Play #1—Create a Tribal Leadership Dispute.  Whether through “recall, election and takeover,” or some form of Tribal Chairman fiat or General Council coup d’état and resulting insurrection, the Abramoffs of the world—the bad guys—know that if Tribal governmental factions can be created, it will paralyze all interested parties, including all levels of federal government, tribal and state law enforcement, and financial institutions. In turn, those pivotal players will not immediately know who to treat as the “rightful Tribal Council” for purposes of government-to-government relations, law and order, or financial security.

The bad guys will begin their takeover by setting their sights on weak persons or institutions in the Tribe, and then exploiting those weaknesses to drive a deep wedge into the heart of the community.  They will tap, even bribe, a weak Chairman, or a group of dissident members, or notoriously unethical Tribal officers or employees.  P.L. 280 jurisdictions are particularly vulnerable to such organized crime given perennial inter-agency law enforcement indecision and inaction.

In the face of a takeover, the United States must “recognize the last undisputed officials” as tribal officials—meaning the officials in office immediately before the leadership dispute was manufactured—for government-to-government purposes, until the dispute can be settled pursuant to tribal law and procedure.  Alturas Indian Rancheria v. Acting Pacific Regional Director, 54 IBIA 1, 8 (2011).  But the bad guys know that the Bureau of Indian Affairs will be slow to make that declaration.

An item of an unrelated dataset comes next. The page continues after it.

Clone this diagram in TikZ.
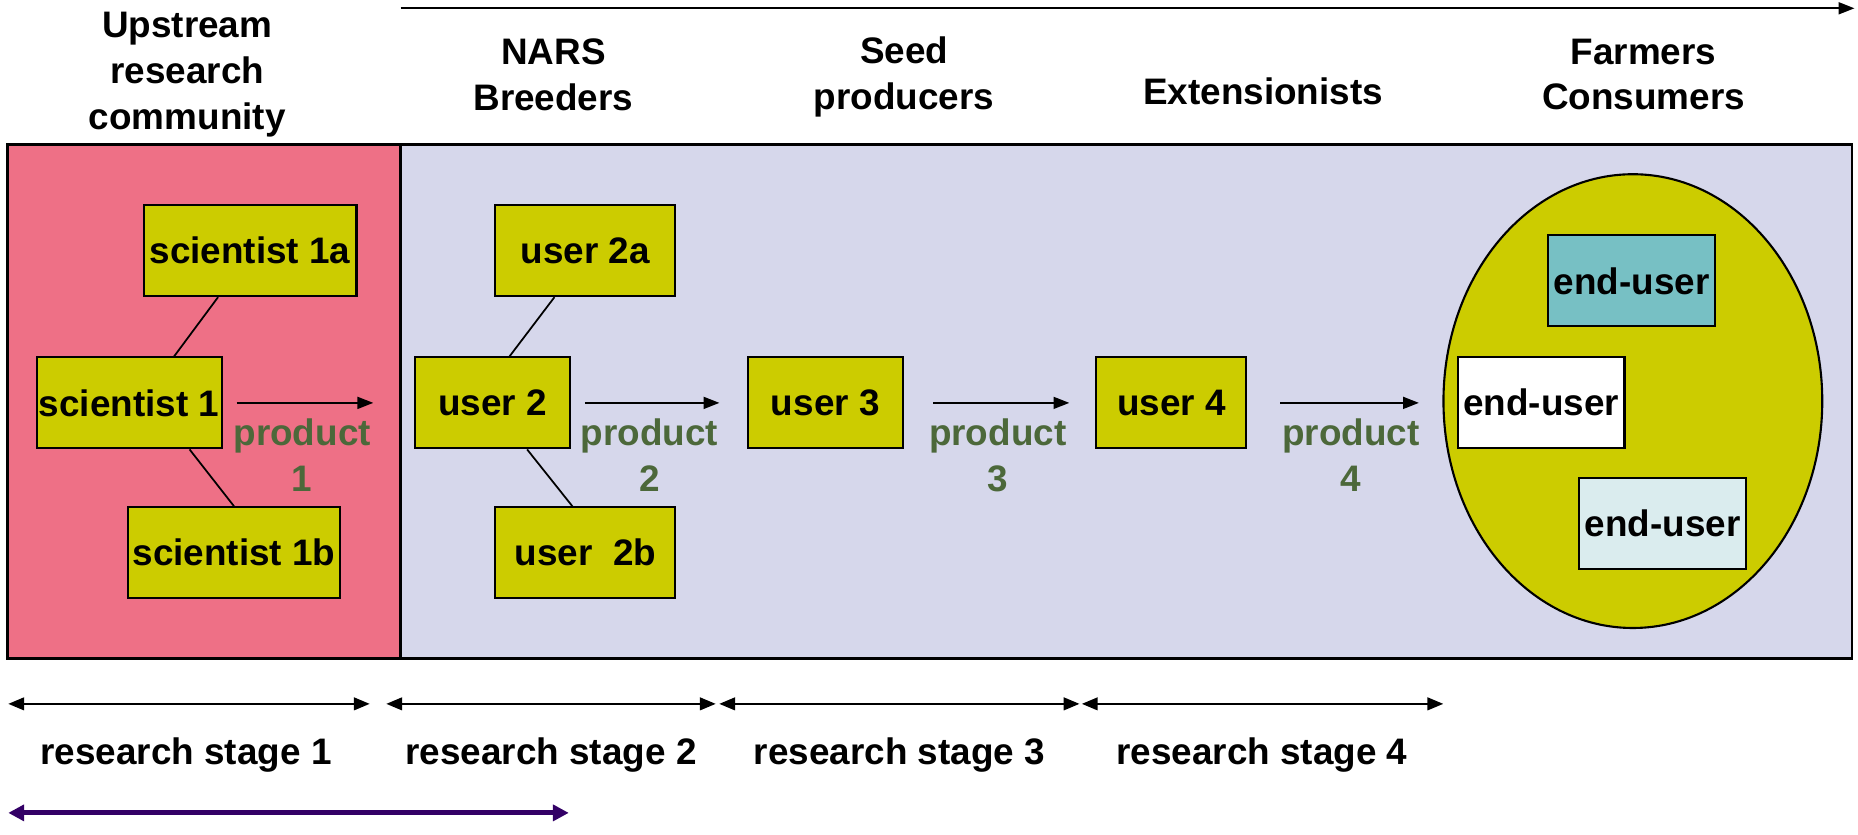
\documentclass[tikz,border=0pt]{standalone}
\usepackage{fontspec}
\setmainfont{Liberation Sans}
\usetikzlibrary{shapes.geometric, arrows.meta, positioning}

\definecolor{upstreampink}{RGB}{238,112,134}
\definecolor{chainlilac}{RGB}{214,215,235}
\definecolor{actorfill}{RGB}{204,204,0}
\definecolor{tealfill}{RGB}{119,192,196}
\definecolor{palefill}{RGB}{218,236,238}
\definecolor{prodgreen}{RGB}{76,104,58}
\definecolor{spanpurple}{RGB}{51,0,102}

\tikzstyle{group} = [rectangle, draw=black, line width=0.8pt, inner sep=0pt]
\tikzstyle{actor} = [rectangle, draw=black, line width=0.6pt, fill=actorfill, inner sep=0pt, minimum height=0.91cm, text centered]
\tikzstyle{enduser} = [rectangle, draw=black, line width=0.6pt, inner sep=0pt, minimum width=1.67cm, minimum height=0.91cm, text centered]
\tikzstyle{heading} = [align=center]
\tikzstyle{product} = [align=center, text=prodgreen]
\tikzstyle{link} = [line width=0.5pt]
\tikzstyle{arrow} = [line width=0.5pt, -{Triangle[length=4.5pt, width=3.4pt]}]
\tikzstyle{stage} = [line width=0.6pt, {Triangle[length=4.5pt, width=3.6pt]}-{Triangle[length=4.5pt, width=3.6pt]}]
\tikzstyle{span} = [line width=1.4pt, draw=spanpurple, {Triangle[length=4.5pt, width=4.5pt]}-{Triangle[length=4.5pt, width=4.5pt]}]

\begin{document}
\begin{tikzpicture}[x=0.01185cm, y=-0.01185cm, every node/.style={font=\fontsize{10.5}{13}\selectfont\bfseries}]

\useasboundingbox (0,0) rectangle (1568,704);

% headings of the chain
\node (upstream) [heading] at (158,63) {Upstream\\research\\community};
\node (nars) [heading] at (467,63) {NARS\\Breeders};
\node (seed) [heading] at (763,65) {Seed\\producers};
\node (ext) [heading] at (1066,77) {Extensionists};
\node (farmers) [heading] at (1387,63) {Farmers\\Consumers};

\coordinate (chainstart) at (338,7);
\coordinate (chainend) at (1565,7);
\draw [arrow] (chainstart) -- (chainend);

% the two fields
\node (field1) [group, fill=upstreampink, minimum width=3.93cm, minimum height=5.14cm] at (172,339) {};
\node (field2) [group, fill=chainlilac, minimum width=14.52cm, minimum height=5.14cm] at (950.5,339) {};

% upstream research
\node (s1a) [actor, minimum width=2.13cm] at (211,211.5) {scientist 1a};
\node (s1) [actor, minimum width=1.85cm] at (109,340) {scientist 1};
\node (s1b) [actor, minimum width=2.12cm] at (197.5,466.5) {scientist 1b};

\draw [link] ([xshift=-9.1pt]s1a.south) -- ([xshift=12.8pt]s1.north);
\draw [link] ([xshift=17.2pt]s1.south) -- (s1b.north);

% users along the chain
\node (u2a) [actor, minimum width=1.8cm] at (494,211.5) {user 2a};
\node (u2) [actor, minimum width=1.55cm] at (415.5,340) {user 2};
\node (u2b) [actor, minimum width=1.8cm] at (494,466.5) {user\ \ 2b};
\node (u3) [actor, minimum width=1.55cm] at (696.5,340) {user 3};
\node (u4) [actor, minimum width=1.5cm] at (988.5,340) {user 4};

\draw [link] ([xshift=-8.8pt]u2a.south) -- ([xshift=4.9pt]u2.north);
\draw [link] ([xshift=9.9pt]u2.south) -- ([xshift=-3.7pt]u2b.north);

% end-users
\node (crowd) [ellipse, draw=black, line width=0.6pt, fill=actorfill, inner sep=0pt, minimum width=3.79cm, minimum height=4.54cm] at (1378,338.5) {};
\node (end1) [enduser, fill=tealfill] at (1377,237) {end-user};
\node (end2) [enduser, fill=white] at (1300.5,339.5) {end-user};
\node (end3) [enduser, fill=palefill] at (1403,441.5) {end-user};

% products handed on
\draw [arrow] ([xshift=4pt]s1.east) -- ([xshift=-7.4pt]field2.west |- s1.east);
\draw [arrow] ([xshift=4pt]u2.east) -- ([xshift=-7.8pt]u3.west);
\draw [arrow] ([xshift=8.4pt]u3.east) -- ([xshift=-7.4pt]u4.west);
\draw [arrow] ([xshift=9.4pt]u4.east) -- ([xshift=-6.7pt]crowd.west |- u4.east);

\node (prod1) [product] at (255,384) {product\\1};
\node (prod2) [product] at (548,384) {product\\2};
\node (prod3) [product] at (842,384) {product\\3};
\node (prod4) [product] at (1140,384) {product\\4};

% research stages
\coordinate (st1a) at (7,594);
\coordinate (st1b) at (312,594);
\coordinate (st2a) at (326,594);
\coordinate (st2b) at (604,594);
\coordinate (st3a) at (607,594);
\coordinate (st3b) at (911,594);
\coordinate (st4a) at (913,594);
\coordinate (st4b) at (1218,594);

\draw [stage] (st1a) -- (st1b);
\draw [stage] (st2a) -- (st2b);
\draw [stage] (st3a) -- (st3b);
\draw [stage] (st4a) -- (st4b);

\node (stage1) at (157,637) {research stage 1};
\node (stage2) at (465,637) {research stage 2};
\node (stage3) at (759,637) {research stage 3};
\node (stage4) at (1065,637) {research stage 4};

\coordinate (spanstart) at (7,686);
\coordinate (spanend) at (480,686);
\draw [span] (spanstart) -- (spanend);

\end{tikzpicture}
\end{document}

The bad guys also know that if the BIA does ever declare the Tribe’s last undisputed officials as rightful leadership, they can immediately appeal any decision that goes against them and stay its effect for up to three years, given the current backlog at the Interior Board of Indian Appeals.  25 C.F.R. 2.6(b).  While the appeal lumbers along, and the bad guys declare that the decision has no effect pending that appeal, they mount a concerted war of attrition against anybody who stands in their way.